#### Stored data
* * * * * * * * *
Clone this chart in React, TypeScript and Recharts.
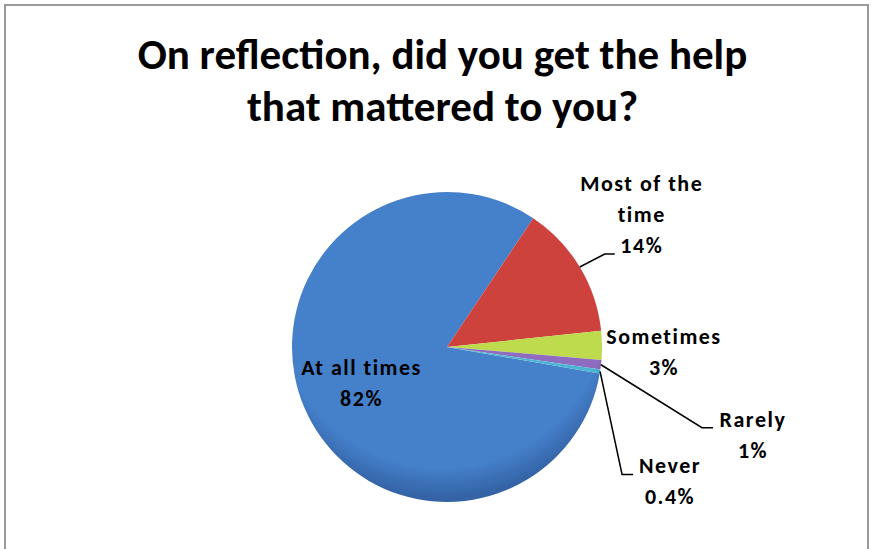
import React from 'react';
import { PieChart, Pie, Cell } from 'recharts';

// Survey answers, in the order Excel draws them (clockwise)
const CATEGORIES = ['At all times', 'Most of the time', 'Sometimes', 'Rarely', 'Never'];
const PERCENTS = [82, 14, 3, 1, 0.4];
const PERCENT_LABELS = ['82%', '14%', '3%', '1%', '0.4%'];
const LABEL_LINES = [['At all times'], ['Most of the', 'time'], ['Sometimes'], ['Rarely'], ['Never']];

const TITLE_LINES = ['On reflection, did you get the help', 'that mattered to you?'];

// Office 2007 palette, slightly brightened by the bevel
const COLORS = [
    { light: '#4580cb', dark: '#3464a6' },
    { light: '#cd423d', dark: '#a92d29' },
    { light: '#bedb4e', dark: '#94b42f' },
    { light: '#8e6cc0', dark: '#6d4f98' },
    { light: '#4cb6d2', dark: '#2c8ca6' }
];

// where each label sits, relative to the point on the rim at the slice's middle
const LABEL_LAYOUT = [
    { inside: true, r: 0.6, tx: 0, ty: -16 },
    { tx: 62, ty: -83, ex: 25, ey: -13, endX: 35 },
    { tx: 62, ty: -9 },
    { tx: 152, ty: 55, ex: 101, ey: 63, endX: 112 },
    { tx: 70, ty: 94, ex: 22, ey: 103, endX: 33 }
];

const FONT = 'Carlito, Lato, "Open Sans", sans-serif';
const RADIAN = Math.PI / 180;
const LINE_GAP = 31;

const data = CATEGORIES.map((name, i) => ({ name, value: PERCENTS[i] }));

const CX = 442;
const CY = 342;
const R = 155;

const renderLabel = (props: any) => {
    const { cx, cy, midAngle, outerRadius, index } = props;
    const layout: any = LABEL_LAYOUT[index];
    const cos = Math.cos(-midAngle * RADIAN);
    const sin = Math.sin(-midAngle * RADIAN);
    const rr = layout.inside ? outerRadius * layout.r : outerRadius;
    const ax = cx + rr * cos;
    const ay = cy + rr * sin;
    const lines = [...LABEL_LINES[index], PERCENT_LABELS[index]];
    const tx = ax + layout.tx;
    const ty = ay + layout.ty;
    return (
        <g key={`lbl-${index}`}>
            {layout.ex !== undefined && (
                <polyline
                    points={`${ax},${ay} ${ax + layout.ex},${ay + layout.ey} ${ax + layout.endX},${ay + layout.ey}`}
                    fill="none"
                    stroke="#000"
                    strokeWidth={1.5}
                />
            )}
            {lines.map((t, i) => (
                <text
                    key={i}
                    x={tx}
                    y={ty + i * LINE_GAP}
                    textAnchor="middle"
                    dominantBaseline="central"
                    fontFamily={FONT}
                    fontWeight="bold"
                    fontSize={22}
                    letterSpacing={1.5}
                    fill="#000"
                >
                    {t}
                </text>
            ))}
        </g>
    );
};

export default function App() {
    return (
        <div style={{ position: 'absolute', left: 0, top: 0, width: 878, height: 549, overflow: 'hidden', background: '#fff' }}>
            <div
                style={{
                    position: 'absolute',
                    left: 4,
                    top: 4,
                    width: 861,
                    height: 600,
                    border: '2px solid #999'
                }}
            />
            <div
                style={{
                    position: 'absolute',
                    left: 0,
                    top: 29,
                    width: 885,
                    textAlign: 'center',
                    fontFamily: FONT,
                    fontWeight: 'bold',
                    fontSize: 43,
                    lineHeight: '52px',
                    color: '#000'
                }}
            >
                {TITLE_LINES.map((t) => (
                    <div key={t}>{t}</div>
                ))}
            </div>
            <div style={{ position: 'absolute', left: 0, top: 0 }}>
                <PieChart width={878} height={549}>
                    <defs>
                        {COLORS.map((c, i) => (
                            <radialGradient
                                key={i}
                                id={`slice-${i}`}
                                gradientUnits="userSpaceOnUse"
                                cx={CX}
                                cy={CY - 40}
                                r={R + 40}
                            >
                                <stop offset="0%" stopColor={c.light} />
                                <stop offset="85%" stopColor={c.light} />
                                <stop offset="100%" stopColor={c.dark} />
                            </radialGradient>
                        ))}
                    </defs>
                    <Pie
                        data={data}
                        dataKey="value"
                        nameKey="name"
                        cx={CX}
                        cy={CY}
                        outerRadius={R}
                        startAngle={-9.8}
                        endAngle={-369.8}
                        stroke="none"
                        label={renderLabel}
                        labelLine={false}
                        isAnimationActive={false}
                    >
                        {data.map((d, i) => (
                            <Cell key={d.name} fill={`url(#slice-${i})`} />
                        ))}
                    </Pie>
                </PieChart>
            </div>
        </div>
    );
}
* * * * * * * * *
#### Description of the task
Quote, please, every line of the material above from its start through the line that has "PieChart, Pie, Cell", reproducing the words exactly and dropping any images.

#### Complete answer
Clone this chart in React, TypeScript and Recharts.
import React from 'react';
import { PieChart, Pie, Cell } from 'recharts';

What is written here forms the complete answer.